Data Integrity

Integrity constraints over relations

•      A database is only as good as the information stored in it

•      A DBMS must help prevent the entry of incorrect information

•      An integrity constraint is a condition specified on the schema that restricts the data that can be stored

•      Integrity constraints are specified when you create tables in using SQL’s Data Definition Language (DDL)

 

Types of Integrity constrains

•      Application based constraints
        (semantic integrity constraints)

•      Schema-based Constraints
        (can be specified in the DDL)

–   Types of general constraints

•   Domain Constraint—must be atomic values

•   Key Constraint

•   Entity Integrity Constraint

•   Referential Integrity Constraint

 

Key Constraints

•      First we need to look at types of keys

–   Superkey

•   Any set of attributes in a relation that make a tuple unique

–   Candidate key

–   Primary Key

–   Foreign Key

 

•      Formal definition of Candidate Key

–   Let R be a relation with attributes A1, A2,...,An.

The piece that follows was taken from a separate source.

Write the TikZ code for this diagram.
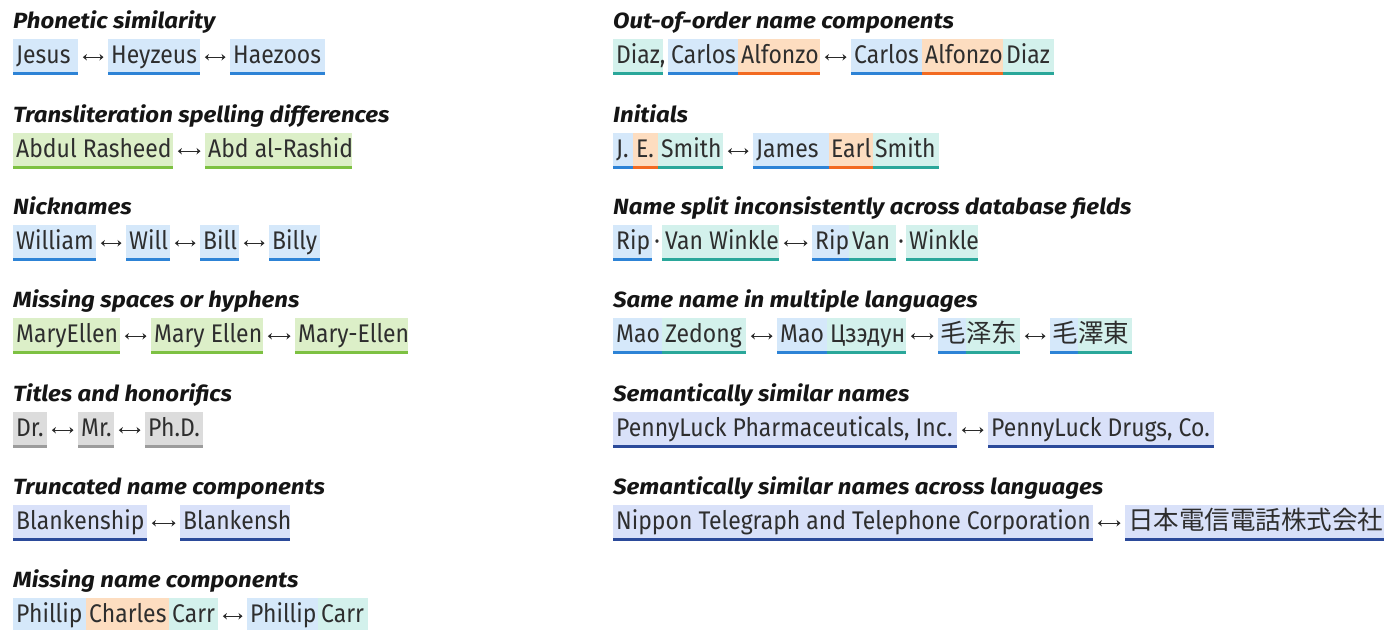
\documentclass[tikz,border=0pt]{standalone}
\usepackage{fontspec}
\setmainfont[FakeStretch=0.9]{Fira Sans}
\IfFontExistsTF{FiraSans-ExtraBoldItalic.otf}
  {\newfontfamily\headfont[FakeStretch=1.04]{FiraSans-ExtraBoldItalic.otf}
   \newcommand\headshape{\headfont}}
  {\newfontfamily\headfont[FakeStretch=1.09]{Fira Sans}
   \newcommand\headshape{\headfont\bfseries\itshape}}
\newfontfamily\cjksc{Noto Sans CJK SC}
\newfontfamily\cjktc{Noto Sans CJK TC}
\newfontfamily\cjkjp{Noto Sans CJK JP}
\usetikzlibrary{arrows.meta}

\definecolor{bodytext}{HTML}{2E2E2E}
\definecolor{headtext}{HTML}{151515}
\definecolor{arrowgray}{HTML}{2A2A2A}
\definecolor{bluefill}{HTML}{D5E8FA}
\definecolor{blueline}{HTML}{2D83D6}
\definecolor{greenfill}{HTML}{DCEFC8}
\definecolor{greenline}{HTML}{7DC142}
\definecolor{grayfill}{HTML}{DCDCDC}
\definecolor{grayline}{HTML}{9C9C9C}
\definecolor{navyfill}{HTML}{D9E1F9}
\definecolor{navyline}{HTML}{2B4A9A}
\definecolor{peachfill}{HTML}{FDDDC0}
\definecolor{peachline}{HTML}{F26A21}
\definecolor{tealfill}{HTML}{D3F1EC}
\definecolor{tealline}{HTML}{2AA79A}

\tikzset{
  heading/.style={anchor=base west, inner sep=0pt, text=headtext,
    font=\headshape\fontsize{22}{26}\selectfont},
  seg/.style={anchor=north west, inner sep=0pt, minimum height=36pt,
    text height=18pt, text depth=6pt, text=bodytext,
    font=\fontsize{25.5}{30}\selectfont},
  ul/.style={path picture={\fill[#1]
      ([yshift=3.5pt]path picture bounding box.south west)
      rectangle (path picture bounding box.south east);}},
  hlblue/.style={seg, fill=bluefill, ul=blueline},
  hlgreen/.style={seg, fill=greenfill, ul=greenline},
  hlgray/.style={seg, fill=grayfill, ul=grayline},
  hlnavy/.style={seg, fill=navyfill, ul=navyline},
  hlpeach/.style={seg, fill=peachfill, ul=peachline},
  hlteal/.style={seg, fill=tealfill, ul=tealline},
  sepdot/.style={anchor=base, inner sep=0pt, text=bodytext,
    font=\fontsize{25.5}{30}\selectfont},
  link/.style={{Stealth[length=4pt,width=6.5pt]}-{Stealth[length=4pt,width=6.5pt]},
    line width=1.3pt, draw=arrowgray, shorten >=4.5pt, shorten <=4.5pt},
}

% \tokbox[left padding]{name}{style}{left x}{right x}{top y}{text}
\newcommand\tokbox[7][3pt]{%
  \node[#3] (#2) at (#4,#6)
    {\makebox[\dimexpr #5pt-#4pt\relax][l]{\hspace{#1}#7}};}

\begin{document}
\begin{tikzpicture}[x=1pt,y=-1pt]
\useasboundingbox (0,0) rectangle (1397,629);

% ---------------- left column ----------------
\node[heading] (hA) at (13,28) {Phonetic similarity};
\tokbox{a1}{hlblue}{13}{78}{39}{Jesus}
\tokbox{a2}{hlblue}{108}{200}{39}{Heyzeus}
\tokbox{a3}{hlblue}{230}{325}{39}{Haezoos}
\draw[link] (a1.east) -- (a2.west);
\draw[link] (a2.east) -- (a3.west);

\node[heading] (hB) at (13,122) {Transliteration spelling differences};
\tokbox{b1}{hlgreen}{13}{173}{133}{Abdul Rasheed}
\tokbox{b2}{hlgreen}{205}{352}{133}{Abd al-Rashid}
\draw[link] (b1.east) -- (b2.west);

\node[heading] (hC) at (13,214) {Nicknames};
\tokbox{c1}{hlblue}{13}{96}{225}{William}
\tokbox{c2}{hlblue}{126}{170}{225}{Will}
\tokbox{c3}{hlblue}{200}{239}{225}{Bill}
\tokbox{c4}{hlblue}{269}{320}{225}{Billy}
\draw[link] (c1.east) -- (c2.west);
\draw[link] (c2.east) -- (c3.west);
\draw[link] (c3.east) -- (c4.west);

\node[heading] (hD) at (13,307) {Missing spaces or hyphens};
\tokbox{d1}{hlgreen}{13}{120}{318}{MaryEllen}
\tokbox{d2}{hlgreen}{151}{263}{318}{Mary Ellen}
\tokbox{d3}{hlgreen}{295}{408}{318}{Mary-Ellen}
\draw[link] (d1.east) -- (d2.west);
\draw[link] (d2.east) -- (d3.west);

\node[heading] (hE) at (13,401) {Titles and honorifics};
\tokbox{e1}{hlgray}{13}{47}{412}{Dr.}
\tokbox{e2}{hlgray}{78}{114}{412}{Mr.}
\tokbox{e3}{hlgray}{145}{203}{412}{Ph.D.}
\draw[link] (e1.east) -- (e2.west);
\draw[link] (e2.east) -- (e3.west);

\node[heading] (hF) at (13,494) {Truncated name components};
\tokbox{f1}{hlnavy}{13}{147}{505}{Blankenship}
\tokbox{f2}{hlnavy}{180}{290}{505}{Blankensh}
\draw[link] (f1.east) -- (f2.west);

\node[heading] (hG) at (13,587) {Missing name components};
\tokbox{g1}{hlblue}{13}{86}{598}{Phillip}
\tokbox{g2}{hlpeach}{86}{169}{598}{Charles}
\tokbox{g3}{hlteal}{169}{218}{598}{Carr}
\tokbox{g4}{hlblue}{247}{318}{598}{Phillip}
\tokbox{g5}{hlteal}{318}{368}{598}{Carr}
\draw[link] (g3.east) -- (g4.west);

% ---------------- right column ----------------
\node[heading] (hH) at (613,28) {Out-of-order name components};
\tokbox{h1}{hlteal}{613}{663}{39}{Diaz,}
\tokbox{h2}{hlblue}{668}{738}{39}{Carlos}
\tokbox{h3}{hlpeach}{738}{820}{39}{Alfonzo}
\tokbox{h4}{hlblue}{851}{922}{39}{Carlos}
\tokbox{h5}{hlpeach}{922}{1003}{39}{Alfonzo}
\tokbox{h6}{hlteal}{1003}{1054}{39}{Diaz}
\draw[link] (h3.east) -- (h4.west);

\node[heading] (hI) at (613,122) {Initials};
\tokbox{i1}{hlblue}{613}{633}{133}{J.}
\tokbox{i2}{hlpeach}{633}{658}{133}{E.}
\tokbox{i3}{hlteal}{658}{723}{133}{Smith}
\tokbox{i4}{hlblue}{753}{829}{133}{James}
\tokbox[2pt]{i5}{hlpeach}{829}{873}{133}{Earl}
\tokbox[2pt]{i6}{hlteal}{873}{939}{133}{Smith}
\draw[link] (i3.east) -- (i4.west);

\node[heading] (hJ) at (613,214) {Name split inconsistently across database fields};
\tokbox{j1}{hlblue}{613}{652}{225}{Rip}
\node[sepdot] (jd1) at (657,249) {·};
\tokbox{j2}{hlteal}{662}{779}{225}{Van Winkle}
\tokbox{j3}{hlblue}{812}{849}{225}{Rip}
\tokbox{j4}{hlteal}{849}{896}{225}{Van}
\node[sepdot] (jd2) at (901,249) {·};
\tokbox{j5}{hlteal}{906}{978}{225}{Winkle}
\draw[link] (j2.east) -- (j3.west);

\node[heading] (hK) at (613,307) {Same name in multiple languages};
\tokbox{k1}{hlblue}{613}{662}{318}{Mao}
\tokbox{k2}{hlteal}{662}{746}{318}{Zedong}
\tokbox{k3}{hlblue}{777}{827}{318}{Mao}
\tokbox{k4}{hlteal}{827}{906}{318}{Цзэдун}
\tokbox[2pt]{k5}{hlblue}{938}{966}{318}{\cjksc\fontsize{25.5}{30}\selectfont 毛}
\tokbox[0pt]{k6}{hlteal}{966}{1020}{318}{\cjksc\fontsize{25.5}{30}\selectfont 泽东}
\tokbox[2pt]{k7}{hlblue}{1050}{1078}{318}{\cjktc\fontsize{25.5}{30}\selectfont 毛}
\tokbox[0pt]{k8}{hlteal}{1078}{1132}{318}{\cjktc\fontsize{25.5}{30}\selectfont 澤東}
\draw[link] (k2.east) -- (k3.west);
\draw[link] (k4.east) -- (k5.west);
\draw[link] (k6.east) -- (k7.west);

\node[heading] (hL) at (613,401) {Semantically similar names};
\tokbox{l1}{hlnavy}{613}{957}{412}{PennyLuck Pharmaceuticals, Inc.}
\tokbox{l2}{hlnavy}{988}{1214}{412}{PennyLuck Drugs, Co.}
\draw[link] (l1.east) -- (l2.west);

\node[heading] (hM) at (613,494) {Semantically similar names across languages};
\tokbox{m1}{hlnavy}{613}{1093}{505}{Nippon Telegraph and Telephone Corporation}
\tokbox{m2}{hlnavy}{1125}{1384}{505}{\cjkjp\fontsize{25.5}{30}\selectfont 日本電信電話株式会社}
\draw[link] (m1.east) -- (m2.west);
\end{tikzpicture}
\end{document}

–   Let K (the candidate key)  be a set of attributes of R;
                          K = {Ai, Aj,...,Ak}

•      K is a candidate key of R if and only if the following two properties are satisfied:

–    Uniqueness - At any given time, no two tuples of R have the same value for Ai,  Aj,..., and Ak.

–    Minimality - None of Ai, Aj,...Ak can be discarded from K without destroying the uniqueness property.

•      These two properties must be time independent.

 

Primary key

•      Choosing a primary key from the candidate keys is arbitrary

•      Primary keys are the only tuple-level addressing mechanism within the relation model.

•      Key integrity constraint states that
       
a tuple must have a Primary Key that
        is unique and minimal

•      Entity integrity constraint states that
         the Primary Key must not be NULL

•      All DBMS support this constraint

•      These constraints are specified on individual relations.

 

Foreign key

•      Specifies a constraint between two relations

Formal definition of a Foreign Key

•      Foreign Key is a set of attributes
        FK = {A1, A2,...An}

•      FK is a foreign key of R1 if it satisfies two rules:

–    1.  FK has the same domain as the PRIMARY KEY of R2

•    We say FK refers to the relation R2

–    2.  A value of FK must occur as a value of the PRIMARY KEY

•    or the FK may be NULL.

 

Note about foreign keys:

•      The foreign key must refer to a primary key; they must have the same domain.

•      The foreign key does not have to be a primary key.

•      The foreign key can be NULL.

•      A foreign key can refer to its own relation.   

–   R1 and R2 need not be distinct.

•      You must specify two things for a foreign key:
        1) the attribute name(s)
        2) the relation to which it refers.

•       Foreign to primary key matches represent the glue that holds the database together.

•      Look at the foreign keys in company DB.

 

The Company Database foreign keys

•      dept_location.dnumber references department

•      department.mgrssn  references employee

•      works_on.essn references employee

•      works_on.pno references project

•      project.dnum references department

•      dependent.essn references employee

•      employee.dno  references department

•      employee.superssn  references employee

 

Summary of constraints on a Relational Database

•      Domain Constraint

–   The value of each attribute A must be an atomic value from the domain for that attribute.

•      Key Constraint

–   A primary key must be unique and minimal.

•      Entity Integrity Constraint

–   No primary key value can be NULL

•      Referential Integrity Constraint

–   The value of a foreign key must match a value of the primary key in the relation to which it refers.

 

Constraints violations caused by data manipulation

•      Manipulation is divided into retrievals or updates

–    Since retrievals don’t change anything, they do not violate constraints

•      There are three basic update operations:

–    Insert a tuple or tuples

•    Can violate any of the four types of constraints

–    Delete a tuple or tuples

•    Can modify only the referential integrity constraint

–    Modify a tuple or tuples

•    Usually the only problems occur when a primary or foreign key is modified.

 

Violations?

•      Tell which constraint they violate, if any. Choices:

–     Key ConstraintA primary key must be unique and minimal.

–     Entity Integrity Constraint No primary key value can be NULL

–     Referential Integrity Constraint  Foreign key violation

 

•      Insert <'Product A', 4, 'Belaire', 2> into project

•      Update the DNO of the employee tuple with ssn = 999887777 to 7.

•      Update the ssn of the employee tuple with ssn = 999887777 to 987654321

•      Delete the works_on tuple with essn=999887777 and pno = 10.

•      Insert <’Production', 4, '943775543'', '01-oct-88'> into department

•      Delete the employee tuple with  ssn = '987654321'.

•      Insert <'453453453', 'John', 'M', '12-dec-60', 'spouse'> into dependent.

•      Delete the project tuple with pno = 10

 

What if updates violate the integrity constraints?

•      Two choices:

•      1) Reject the operation that would result in an illegal state.

•      2) Accept the operation, cascade the results to keep the DB legal.